The initial decision to approve the land swap is in the hands of Little Snake Field Office Field Manager John Husband. From there, the trade has to be approved by the state and then national directors.
As part of the public process, the BLM is asking residents to comment about a management plan for Emerald Mountain that would go into effect if the trade is approved. The BLM is looking at what recreational uses should be allowed, the effects on wildlife, whether livestock grazing should be allowed and concerns with mineral development on the land, Husband said.
“In this case, even though (Emerald Mountain) is a large area, as far as access, it is isolated from any other BLM land,” Johnson said. “If the exchange does happen, we want to have a plan in place in how it is managed.”
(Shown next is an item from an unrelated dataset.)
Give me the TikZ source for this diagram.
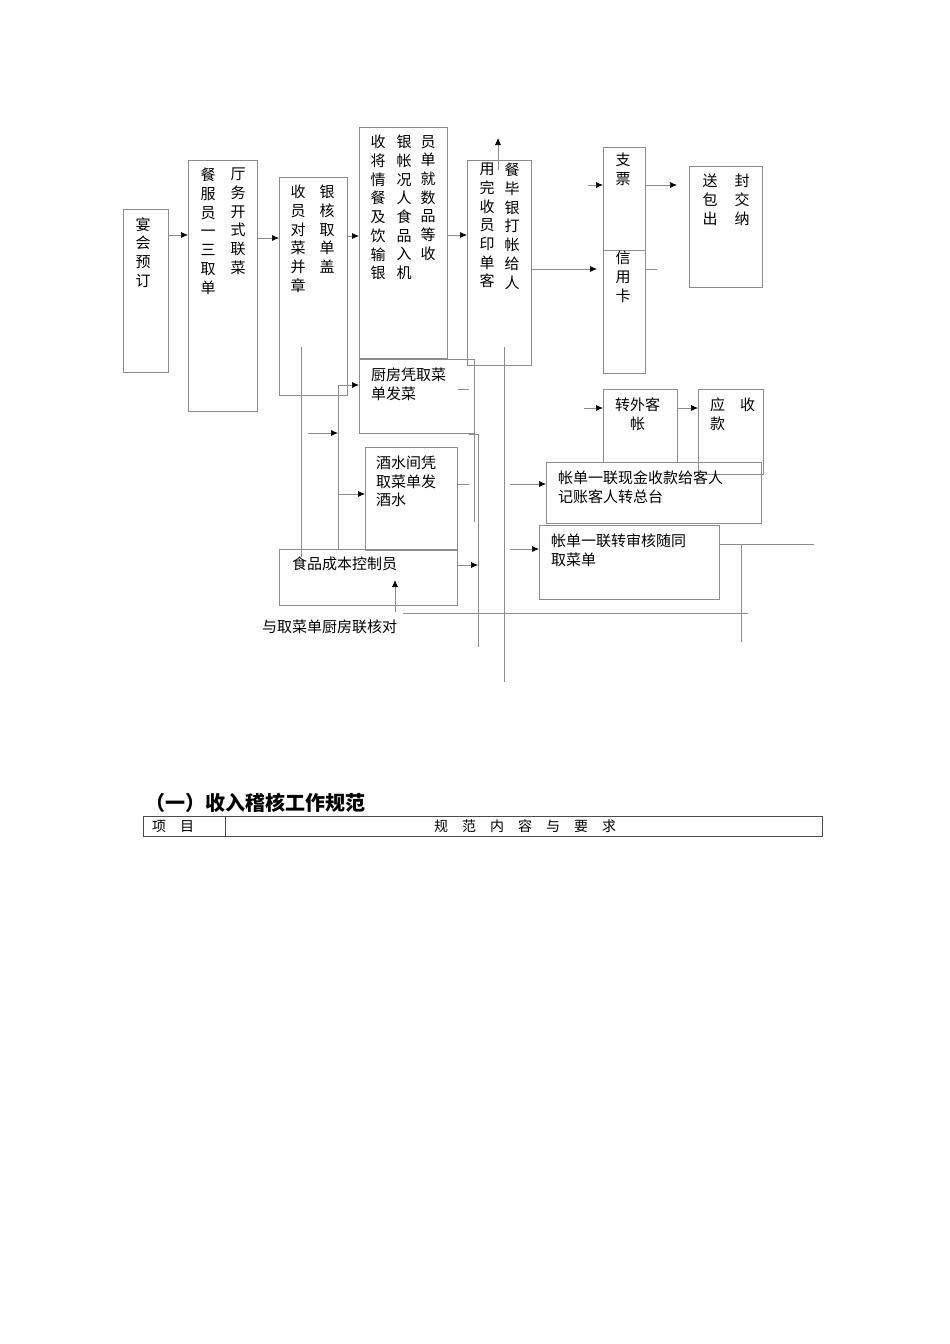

At the open houses, Johnson said, BLM representatives will be available to talk about the recreational, wildlife, grazing and mineral issues. Representatives from the Western Land Group, which is helping to facilitate the swap, also will be on hand to discuss the aspects of the land exchange.
After the public process period is finished, Johnson said, the BLM would take the comments and create alternatives for the management of Emerald Mountain. The comments will be factored into the decision about the land swap.
The decision boils down to whether the field manager thinks the land gained in the trade has an equal value to the land lost, Johnson said.
“If we didn’t think there was a good chance it would be an equal value, we would have never gone this far in the process. Right now, we think that is the way it is going to go,” he said. “But until everything is on the table for (Husband) to look at, he can’t make that decision.”